Suppose S is a genus g surface with n punctures satisfying the hyperbolicity condition 2g + n – 2 > 0. If n > 0 the fundamental group of the surface is a free group on 2g + n – 1 := m generators.
If we look the universal covers of different punctured surfaces with the same m (e.g., thrice-punctured sphere and once-punctured torus for m = 2) in, say the hyperbolic plane or the Poincare disc model, how do they differ? The "only" apparent difference is in the number of punctures which should give rise to a difference in the lifts of the punctures to the boundary of the disc. The fundamental groups are isomorphic, but they must act differently to produce quotient surfaces of different genera. How?
How does the set of lifts of punctures on the boundary relate to the standard Farey set?
Thanks a lot in advance!
Best Answer
The simplest case, where $g=0, n=3$ and $g = n = 1$ yield isomorphic groups (free of rank 2), can be written explicitly using a little $2 \times 2$ matrix calculation. We choose a fundamental domain in the upper half-plane made out of two vertical lines with real parts $-1$ and $1$, and two semicircles whose diameters are the real intervals $[-1,0]$ and $[0,1]$. Since the boundaries are geodesics, it suffices to find Möbius transformations that transform the endpoints appropriately.

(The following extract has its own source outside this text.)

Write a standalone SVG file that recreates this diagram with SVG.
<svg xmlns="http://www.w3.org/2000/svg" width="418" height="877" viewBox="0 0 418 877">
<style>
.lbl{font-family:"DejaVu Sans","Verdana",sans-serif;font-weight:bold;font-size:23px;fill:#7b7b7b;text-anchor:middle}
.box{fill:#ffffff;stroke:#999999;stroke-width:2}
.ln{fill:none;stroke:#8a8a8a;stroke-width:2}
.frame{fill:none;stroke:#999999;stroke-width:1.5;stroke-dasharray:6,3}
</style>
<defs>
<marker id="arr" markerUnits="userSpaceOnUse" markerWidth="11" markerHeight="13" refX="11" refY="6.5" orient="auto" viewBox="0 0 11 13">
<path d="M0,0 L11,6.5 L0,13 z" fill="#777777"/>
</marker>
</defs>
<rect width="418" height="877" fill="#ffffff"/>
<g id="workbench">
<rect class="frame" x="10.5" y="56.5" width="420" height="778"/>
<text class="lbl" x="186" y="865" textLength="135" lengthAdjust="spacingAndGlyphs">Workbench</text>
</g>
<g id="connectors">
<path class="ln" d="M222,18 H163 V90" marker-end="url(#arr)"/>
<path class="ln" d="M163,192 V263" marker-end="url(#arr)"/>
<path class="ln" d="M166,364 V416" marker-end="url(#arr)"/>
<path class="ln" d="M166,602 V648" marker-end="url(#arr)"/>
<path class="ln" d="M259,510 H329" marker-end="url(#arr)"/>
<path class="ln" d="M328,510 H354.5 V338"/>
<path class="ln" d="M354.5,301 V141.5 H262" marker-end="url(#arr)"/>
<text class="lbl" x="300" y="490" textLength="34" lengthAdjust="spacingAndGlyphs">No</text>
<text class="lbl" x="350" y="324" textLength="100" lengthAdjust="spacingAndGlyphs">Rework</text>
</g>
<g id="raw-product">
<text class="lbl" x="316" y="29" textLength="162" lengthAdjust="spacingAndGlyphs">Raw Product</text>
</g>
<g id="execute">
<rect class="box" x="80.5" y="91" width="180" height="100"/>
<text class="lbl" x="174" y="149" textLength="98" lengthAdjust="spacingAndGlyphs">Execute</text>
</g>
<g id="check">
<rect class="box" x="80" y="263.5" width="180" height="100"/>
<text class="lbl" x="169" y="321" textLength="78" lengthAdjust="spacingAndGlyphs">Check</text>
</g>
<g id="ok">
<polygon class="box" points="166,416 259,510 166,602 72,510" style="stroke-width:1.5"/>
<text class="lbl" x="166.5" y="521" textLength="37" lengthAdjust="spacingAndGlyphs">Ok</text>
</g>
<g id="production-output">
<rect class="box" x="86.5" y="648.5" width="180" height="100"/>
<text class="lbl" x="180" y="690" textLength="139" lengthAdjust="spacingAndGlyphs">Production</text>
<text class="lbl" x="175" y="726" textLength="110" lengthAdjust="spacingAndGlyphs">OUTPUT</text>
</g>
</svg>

For $g=0, n=3$, we choose generators $\begin{pmatrix}1& 2 \\ 0 & 1 \end{pmatrix}$ to glue the vertical lines together, and $\begin{pmatrix}1& 0 \\ 2 & 1 \end{pmatrix}$ to glue the semi-circles. If you like modular curves, this quotient is called $Y(2)$, and classifies isomorphism classes of elliptic curves equipped with an ordered list of all 2-torsion points.
For $g=1, n=1$, we choose $\begin{pmatrix}1& 1 \\ 1 & 2 \end{pmatrix}$ to glue the left vertical line to the right semicircle, and $\begin{pmatrix} 2 & 1 \\ 1 & 1 \end{pmatrix}$ to glue the left semicircle to the right vertical line. This quotient is a leaky torus.
The above results form a special case of a general phenomenon (mentioned by Sam Nead), where the loops around punctures give unipotent (aka parabolic) generators of $\pi_1$, and handles give a pair of hyperbolic generators.
I don't have a good answer concerning the set of lifts of the boundary points - it will always be a disjoint union of $n$ orbits under the transformation group, but it can vary widely, since the transformation group has a continuous family of representations in $PSL_2(\mathbb{R}$.